If you have a heated print bed, make sure that is set to 0 as well. Pull the filament out from your extruder, and you are ready to start installing the parts you printed earlier.
We will also need to adjust the start Gcode, this will be done in the next step.

The GCode will be modified to remove a few lines that are not needed for plotting, and add in a few more. If you will be printing on something thicker than paper, you will need to check out my ible on drawing on PCBs, where I go through all the extra steps required to make this work without messing with your print head or your probe calibration.

The basic code is as follows:

G21 ;metric values

G90 ;absolute positioning

M107 ;start with the fan off

G28 X0 Y0 ;move X/Y to min endstops

G28 Z0 ;move Z to min endstops

G29 ;calibrates Z

G0 X0 Y0 Z15 ;moves the head out of the way as well as up so it does not snag on the way in

You are now ready to slice your STL file.

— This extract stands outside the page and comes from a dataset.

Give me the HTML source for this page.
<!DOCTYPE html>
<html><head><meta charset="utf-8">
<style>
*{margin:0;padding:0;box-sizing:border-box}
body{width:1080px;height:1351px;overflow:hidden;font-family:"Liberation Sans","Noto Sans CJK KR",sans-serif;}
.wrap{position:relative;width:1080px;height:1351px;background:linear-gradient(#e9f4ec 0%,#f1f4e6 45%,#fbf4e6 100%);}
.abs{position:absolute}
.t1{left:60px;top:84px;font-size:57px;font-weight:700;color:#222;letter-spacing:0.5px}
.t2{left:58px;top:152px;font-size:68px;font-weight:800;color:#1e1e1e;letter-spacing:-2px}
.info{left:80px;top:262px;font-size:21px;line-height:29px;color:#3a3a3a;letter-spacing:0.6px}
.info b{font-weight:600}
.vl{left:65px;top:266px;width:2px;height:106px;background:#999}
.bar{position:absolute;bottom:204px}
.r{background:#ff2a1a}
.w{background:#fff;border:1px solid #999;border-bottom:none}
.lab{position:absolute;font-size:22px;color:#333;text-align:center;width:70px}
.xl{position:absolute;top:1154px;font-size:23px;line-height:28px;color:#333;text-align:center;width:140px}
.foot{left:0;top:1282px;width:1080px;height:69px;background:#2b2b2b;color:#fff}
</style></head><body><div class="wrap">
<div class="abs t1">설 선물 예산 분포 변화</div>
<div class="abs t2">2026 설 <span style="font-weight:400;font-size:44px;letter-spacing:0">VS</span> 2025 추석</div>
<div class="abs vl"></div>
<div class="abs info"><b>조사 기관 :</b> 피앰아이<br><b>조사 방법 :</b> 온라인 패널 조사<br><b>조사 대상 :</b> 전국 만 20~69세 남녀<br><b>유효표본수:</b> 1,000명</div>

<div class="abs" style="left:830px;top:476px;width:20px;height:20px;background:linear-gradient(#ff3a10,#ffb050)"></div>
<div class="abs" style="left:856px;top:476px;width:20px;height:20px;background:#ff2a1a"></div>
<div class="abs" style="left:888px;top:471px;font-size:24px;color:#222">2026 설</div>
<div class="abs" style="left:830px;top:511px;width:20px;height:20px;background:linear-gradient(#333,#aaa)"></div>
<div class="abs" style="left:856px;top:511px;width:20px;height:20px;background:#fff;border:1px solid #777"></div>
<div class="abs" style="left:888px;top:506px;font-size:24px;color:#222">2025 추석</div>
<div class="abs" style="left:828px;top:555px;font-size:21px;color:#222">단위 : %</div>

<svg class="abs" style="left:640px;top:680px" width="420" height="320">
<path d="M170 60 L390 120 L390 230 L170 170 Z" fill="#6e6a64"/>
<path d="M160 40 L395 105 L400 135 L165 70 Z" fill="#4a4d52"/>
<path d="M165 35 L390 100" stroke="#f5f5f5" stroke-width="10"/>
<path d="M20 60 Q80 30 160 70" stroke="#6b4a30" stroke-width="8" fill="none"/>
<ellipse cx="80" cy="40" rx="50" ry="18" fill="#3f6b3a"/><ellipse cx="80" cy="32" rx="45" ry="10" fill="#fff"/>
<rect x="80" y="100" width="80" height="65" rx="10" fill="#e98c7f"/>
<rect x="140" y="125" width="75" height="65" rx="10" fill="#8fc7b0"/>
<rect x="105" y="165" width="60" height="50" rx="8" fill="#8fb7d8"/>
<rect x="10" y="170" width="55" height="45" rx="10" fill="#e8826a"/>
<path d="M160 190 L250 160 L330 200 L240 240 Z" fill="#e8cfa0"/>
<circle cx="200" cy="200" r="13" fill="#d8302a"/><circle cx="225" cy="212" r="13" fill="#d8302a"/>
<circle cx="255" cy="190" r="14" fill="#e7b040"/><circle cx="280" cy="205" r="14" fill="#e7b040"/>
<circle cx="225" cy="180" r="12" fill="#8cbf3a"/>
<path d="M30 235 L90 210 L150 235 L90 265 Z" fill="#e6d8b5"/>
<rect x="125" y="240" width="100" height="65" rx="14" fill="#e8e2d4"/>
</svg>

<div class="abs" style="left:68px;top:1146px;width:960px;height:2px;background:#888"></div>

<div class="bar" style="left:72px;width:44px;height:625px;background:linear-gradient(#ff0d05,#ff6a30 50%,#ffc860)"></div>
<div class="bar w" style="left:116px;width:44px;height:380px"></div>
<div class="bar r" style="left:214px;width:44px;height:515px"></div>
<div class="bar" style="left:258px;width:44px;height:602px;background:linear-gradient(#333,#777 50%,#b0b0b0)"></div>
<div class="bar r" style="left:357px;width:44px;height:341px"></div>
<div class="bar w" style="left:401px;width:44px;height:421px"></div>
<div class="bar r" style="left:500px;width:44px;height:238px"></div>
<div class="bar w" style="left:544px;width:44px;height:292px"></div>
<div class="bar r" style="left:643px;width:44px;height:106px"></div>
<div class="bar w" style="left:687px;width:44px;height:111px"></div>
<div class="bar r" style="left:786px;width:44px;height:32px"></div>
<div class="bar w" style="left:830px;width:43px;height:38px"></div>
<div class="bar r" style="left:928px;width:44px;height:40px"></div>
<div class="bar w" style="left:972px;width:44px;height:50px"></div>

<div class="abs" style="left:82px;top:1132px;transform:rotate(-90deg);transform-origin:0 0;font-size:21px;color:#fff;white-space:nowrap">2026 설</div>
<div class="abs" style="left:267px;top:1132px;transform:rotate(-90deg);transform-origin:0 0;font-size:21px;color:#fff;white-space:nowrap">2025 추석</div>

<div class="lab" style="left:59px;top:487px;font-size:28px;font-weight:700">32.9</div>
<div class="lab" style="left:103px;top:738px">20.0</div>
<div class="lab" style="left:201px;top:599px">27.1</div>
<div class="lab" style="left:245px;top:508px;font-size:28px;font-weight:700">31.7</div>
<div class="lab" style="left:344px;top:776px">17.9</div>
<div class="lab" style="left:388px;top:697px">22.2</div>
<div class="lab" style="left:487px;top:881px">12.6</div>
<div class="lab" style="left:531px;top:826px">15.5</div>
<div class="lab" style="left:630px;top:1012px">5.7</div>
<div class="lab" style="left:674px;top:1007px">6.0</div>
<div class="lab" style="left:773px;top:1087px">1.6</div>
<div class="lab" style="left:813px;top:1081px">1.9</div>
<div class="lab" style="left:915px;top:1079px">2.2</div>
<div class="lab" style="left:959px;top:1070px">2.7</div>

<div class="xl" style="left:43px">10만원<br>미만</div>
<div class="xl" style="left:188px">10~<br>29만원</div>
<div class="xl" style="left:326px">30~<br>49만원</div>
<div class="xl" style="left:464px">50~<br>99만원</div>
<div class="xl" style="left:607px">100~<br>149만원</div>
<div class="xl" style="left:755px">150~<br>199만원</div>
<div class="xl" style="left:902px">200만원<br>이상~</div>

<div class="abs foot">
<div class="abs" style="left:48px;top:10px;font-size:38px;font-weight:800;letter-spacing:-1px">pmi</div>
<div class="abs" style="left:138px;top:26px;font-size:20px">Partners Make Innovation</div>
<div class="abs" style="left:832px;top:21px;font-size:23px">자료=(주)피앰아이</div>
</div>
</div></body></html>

The end GCode should also be edited to lift the sharpie so that it does not drag along as the printer terminates the print, just like we had done in the begining.

;End GCode
G91 ;relative positioning

G0 Z15 ;move Z up before moving away

G28 X0 Y0 ;move X/Y to min endstops, so the head is out of the way

M84 ;steppers off

G90 ;absolute positioning

Now go ahead and slice your STL file so you can calibrate the device.

Everything is printed and mounted, we have a file ready to go, now it is time to prepare the bracket. I recommend putting the screw in through the two pieces before doing adjustments, so that you don't lose the spot trying to get the screw started later on.

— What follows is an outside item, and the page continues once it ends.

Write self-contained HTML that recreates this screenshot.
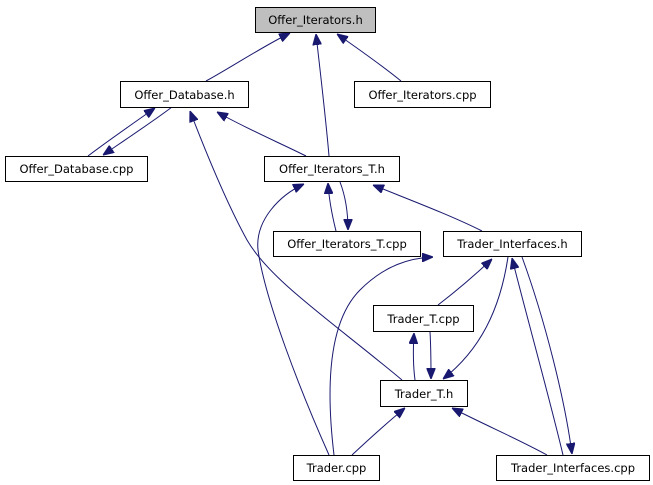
<!DOCTYPE html>
<html><head><meta charset="utf-8"><style>
html,body{margin:0;padding:0;background:#fff;}
svg{display:block;}
text{font-family:"DejaVu Sans","Liberation Sans",sans-serif;font-size:11.5px;fill:#000;}
</style></head><body>
<svg width="653" height="485" viewBox="0 0 653 485" xmlns="http://www.w3.org/2000/svg">
<defs>
<marker id="a" viewBox="0 0 10 8" refX="10" refY="4" markerWidth="11" markerHeight="9" markerUnits="userSpaceOnUse" orient="auto">
<path d="M0,0 L10,4 L0,8 z" fill="#191970" stroke="#191970"/>
</marker>
</defs>
<g fill="none" stroke="#191970" stroke-width="1" marker-end="url(#a)">
<path d="M206,81 C230,68 260,48 290,33"/>
<path d="M329,156 C326,120 320,70 316,34"/>
<path d="M401,81 C385,68 360,50 337,34"/>
<path d="M88,156 C105,143 135,122 155,108"/>
<path d="M172,107 C155,120 125,140 103,155"/>
<path d="M306,156 C280,143 245,128 217,112"/>
<path d="M402,380 C330,320 270,280 247,240 C225,200 205,150 190,111"/>
<path d="M329,455 C300,390 265,300 258,250 C255,220 280,195 304,184"/>
<path d="M336,231 C332,215 329,200 328,183"/>
<path d="M340,182 C345,195 348,212 348,230"/>
<path d="M482,231 C450,215 410,200 373,185"/>
<path d="M334,455 C325,380 330,320 360,290 C385,265 410,258 433,257"/>
<path d="M438,305 C455,292 475,275 492,259"/>
<path d="M508,257 C500,310 480,350 443,379"/>
<path d="M415,380 C413,365 413,350 414,333"/>
<path d="M430,332 C431,348 431,362 431,379"/>
<path d="M352,455 C368,440 388,422 405,408"/>
<path d="M547,455 C520,440 485,425 452,408"/>
<path d="M563,455 C550,400 525,310 512,258"/>
<path d="M522,257 C545,320 565,400 572,454"/>
</g>
<g stroke="#000" stroke-width="1">
<rect x="255.5" y="7.5" width="120" height="25" fill="#bfbfbf"/>
<rect x="120.5" y="81.5" width="128" height="26" fill="#fff"/>
<rect x="354.5" y="81.5" width="136" height="26" fill="#fff"/>
<rect x="5.5" y="156.5" width="142" height="25" fill="#fff"/>
<rect x="264.5" y="156.5" width="135" height="25" fill="#fff"/>
<rect x="273.5" y="231.5" width="147" height="25" fill="#fff"/>
<rect x="443.5" y="231.5" width="138" height="25" fill="#fff"/>
<rect x="373.5" y="305.5" width="100" height="26" fill="#fff"/>
<rect x="380.5" y="380.5" width="87" height="26" fill="#fff"/>
<rect x="293.5" y="455.5" width="86" height="25" fill="#fff"/>
<rect x="496.5" y="455.5" width="153" height="25" fill="#fff"/>
</g>
<g text-anchor="middle">
<text x="315.5" y="24">Offer_Iterators.h</text>
<text x="184.5" y="99">Offer_Database.h</text>
<text x="422.5" y="99">Offer_Iterators.cpp</text>
<text x="76.5" y="173">Offer_Database.cpp</text>
<text x="332" y="173">Offer_Iterators_T.h</text>
<text x="347" y="248">Offer_Iterators_T.cpp</text>
<text x="512.5" y="248">Trader_Interfaces.h</text>
<text x="423.5" y="323">Trader_T.cpp</text>
<text x="424" y="398">Trader_T.h</text>
<text x="336.5" y="472">Trader.cpp</text>
<text x="573" y="472">Trader_Interfaces.cpp</text>
</g>
</svg>
</body></html>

Launch a plotting print that we prepared earlier (one with no offset), and pause it once you can see the machine is clearly making the motions of the pattern.

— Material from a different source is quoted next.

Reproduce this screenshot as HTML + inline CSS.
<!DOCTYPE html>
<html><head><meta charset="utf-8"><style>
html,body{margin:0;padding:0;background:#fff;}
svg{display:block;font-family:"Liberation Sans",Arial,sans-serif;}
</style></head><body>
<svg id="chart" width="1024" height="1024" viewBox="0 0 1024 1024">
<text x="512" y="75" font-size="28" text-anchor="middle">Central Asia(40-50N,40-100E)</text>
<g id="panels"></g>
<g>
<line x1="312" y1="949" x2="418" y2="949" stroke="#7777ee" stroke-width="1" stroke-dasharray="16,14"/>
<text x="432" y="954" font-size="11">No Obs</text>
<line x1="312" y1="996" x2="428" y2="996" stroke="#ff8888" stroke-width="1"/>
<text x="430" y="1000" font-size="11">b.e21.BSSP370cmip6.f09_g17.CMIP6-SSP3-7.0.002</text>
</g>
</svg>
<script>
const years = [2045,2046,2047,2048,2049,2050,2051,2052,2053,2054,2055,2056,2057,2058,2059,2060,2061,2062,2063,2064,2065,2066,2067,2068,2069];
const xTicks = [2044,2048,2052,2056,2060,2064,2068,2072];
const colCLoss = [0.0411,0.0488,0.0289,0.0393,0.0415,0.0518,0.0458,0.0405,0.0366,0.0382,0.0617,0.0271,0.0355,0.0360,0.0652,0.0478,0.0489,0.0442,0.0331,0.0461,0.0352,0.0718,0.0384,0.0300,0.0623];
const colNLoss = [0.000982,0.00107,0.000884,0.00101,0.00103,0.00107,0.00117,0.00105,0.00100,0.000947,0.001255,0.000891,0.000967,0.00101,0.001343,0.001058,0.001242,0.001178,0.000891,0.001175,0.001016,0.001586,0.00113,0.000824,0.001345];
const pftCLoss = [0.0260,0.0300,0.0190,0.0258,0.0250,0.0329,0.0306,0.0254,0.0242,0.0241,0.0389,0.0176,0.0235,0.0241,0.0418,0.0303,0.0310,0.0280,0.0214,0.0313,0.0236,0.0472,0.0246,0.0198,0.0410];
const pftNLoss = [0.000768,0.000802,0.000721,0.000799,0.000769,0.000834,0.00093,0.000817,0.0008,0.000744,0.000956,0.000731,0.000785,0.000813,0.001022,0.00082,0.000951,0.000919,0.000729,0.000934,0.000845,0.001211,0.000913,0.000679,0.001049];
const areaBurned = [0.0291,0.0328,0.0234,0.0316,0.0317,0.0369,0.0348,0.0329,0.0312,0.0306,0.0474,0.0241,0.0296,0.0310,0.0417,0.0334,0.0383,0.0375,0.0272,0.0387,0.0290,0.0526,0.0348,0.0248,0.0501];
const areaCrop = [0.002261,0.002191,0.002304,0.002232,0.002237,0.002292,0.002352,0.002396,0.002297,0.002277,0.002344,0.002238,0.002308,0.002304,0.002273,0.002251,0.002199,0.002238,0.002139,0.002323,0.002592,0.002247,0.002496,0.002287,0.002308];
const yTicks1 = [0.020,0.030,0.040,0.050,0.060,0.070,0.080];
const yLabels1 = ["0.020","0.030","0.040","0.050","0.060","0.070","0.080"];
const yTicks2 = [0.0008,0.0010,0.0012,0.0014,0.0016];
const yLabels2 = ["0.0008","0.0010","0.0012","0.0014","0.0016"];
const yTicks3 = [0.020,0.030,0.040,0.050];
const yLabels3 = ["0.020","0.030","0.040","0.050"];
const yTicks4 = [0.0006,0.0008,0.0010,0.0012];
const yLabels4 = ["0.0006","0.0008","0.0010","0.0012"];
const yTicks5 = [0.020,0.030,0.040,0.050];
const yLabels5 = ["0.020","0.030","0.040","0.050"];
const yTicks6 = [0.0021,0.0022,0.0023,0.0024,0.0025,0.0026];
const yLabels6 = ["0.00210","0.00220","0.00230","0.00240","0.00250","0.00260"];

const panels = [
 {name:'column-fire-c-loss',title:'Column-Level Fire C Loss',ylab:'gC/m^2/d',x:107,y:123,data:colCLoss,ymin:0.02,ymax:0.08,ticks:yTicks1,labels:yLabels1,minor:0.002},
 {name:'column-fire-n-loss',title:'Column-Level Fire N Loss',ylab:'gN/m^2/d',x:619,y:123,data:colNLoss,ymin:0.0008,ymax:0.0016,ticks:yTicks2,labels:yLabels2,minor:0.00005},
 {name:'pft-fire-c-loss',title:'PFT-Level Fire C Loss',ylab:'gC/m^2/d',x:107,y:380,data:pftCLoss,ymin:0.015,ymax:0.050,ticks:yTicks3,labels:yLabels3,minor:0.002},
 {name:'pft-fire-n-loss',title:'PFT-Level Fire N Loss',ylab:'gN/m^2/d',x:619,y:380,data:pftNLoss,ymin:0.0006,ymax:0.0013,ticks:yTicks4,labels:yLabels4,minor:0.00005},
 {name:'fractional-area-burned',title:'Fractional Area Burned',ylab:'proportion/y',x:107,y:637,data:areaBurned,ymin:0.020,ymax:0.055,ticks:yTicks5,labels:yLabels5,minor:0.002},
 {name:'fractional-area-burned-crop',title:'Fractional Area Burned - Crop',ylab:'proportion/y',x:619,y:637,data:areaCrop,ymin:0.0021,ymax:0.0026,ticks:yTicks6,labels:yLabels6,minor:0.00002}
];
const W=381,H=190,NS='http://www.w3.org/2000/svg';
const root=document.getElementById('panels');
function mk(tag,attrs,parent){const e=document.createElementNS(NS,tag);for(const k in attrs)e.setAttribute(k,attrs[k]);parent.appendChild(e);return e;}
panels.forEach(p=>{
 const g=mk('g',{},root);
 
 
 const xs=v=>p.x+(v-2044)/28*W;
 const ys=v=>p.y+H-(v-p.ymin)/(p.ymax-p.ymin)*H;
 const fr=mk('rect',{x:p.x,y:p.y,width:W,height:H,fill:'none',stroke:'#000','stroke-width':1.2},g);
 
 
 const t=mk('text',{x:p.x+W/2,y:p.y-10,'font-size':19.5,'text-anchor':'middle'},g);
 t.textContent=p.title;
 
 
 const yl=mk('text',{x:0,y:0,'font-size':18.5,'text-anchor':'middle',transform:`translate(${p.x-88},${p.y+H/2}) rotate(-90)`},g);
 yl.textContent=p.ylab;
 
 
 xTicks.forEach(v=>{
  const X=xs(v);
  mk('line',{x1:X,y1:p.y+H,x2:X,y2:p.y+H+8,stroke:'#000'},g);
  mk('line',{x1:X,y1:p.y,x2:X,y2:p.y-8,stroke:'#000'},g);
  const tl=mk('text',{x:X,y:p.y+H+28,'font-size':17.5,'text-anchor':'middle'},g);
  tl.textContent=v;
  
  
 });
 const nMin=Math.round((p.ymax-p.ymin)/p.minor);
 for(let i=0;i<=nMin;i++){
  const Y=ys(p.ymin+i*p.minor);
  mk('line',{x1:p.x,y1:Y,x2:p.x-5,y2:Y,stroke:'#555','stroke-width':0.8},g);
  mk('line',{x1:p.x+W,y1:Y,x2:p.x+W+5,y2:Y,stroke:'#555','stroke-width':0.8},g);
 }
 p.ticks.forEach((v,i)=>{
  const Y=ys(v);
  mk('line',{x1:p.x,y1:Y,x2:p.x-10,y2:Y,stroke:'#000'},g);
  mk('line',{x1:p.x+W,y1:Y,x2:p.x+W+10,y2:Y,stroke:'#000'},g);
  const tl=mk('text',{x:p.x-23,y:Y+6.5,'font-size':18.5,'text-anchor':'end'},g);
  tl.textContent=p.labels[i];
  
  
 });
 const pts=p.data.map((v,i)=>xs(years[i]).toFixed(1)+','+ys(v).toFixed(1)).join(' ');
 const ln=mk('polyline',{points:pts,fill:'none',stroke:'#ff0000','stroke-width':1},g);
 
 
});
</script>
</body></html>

Back off the screw, and start testing. This will take a few tries, but just put the sharpie in, test a height, take it out, adjust, repeat. Eventually you will get to the point where it juuuuuuuuust touches the base.

Once you tighten the screw, that may move things slightly, and you may have to do a final adjustment. Once you think you have a good spot, resume the test print, and let it draw on your tape or paper.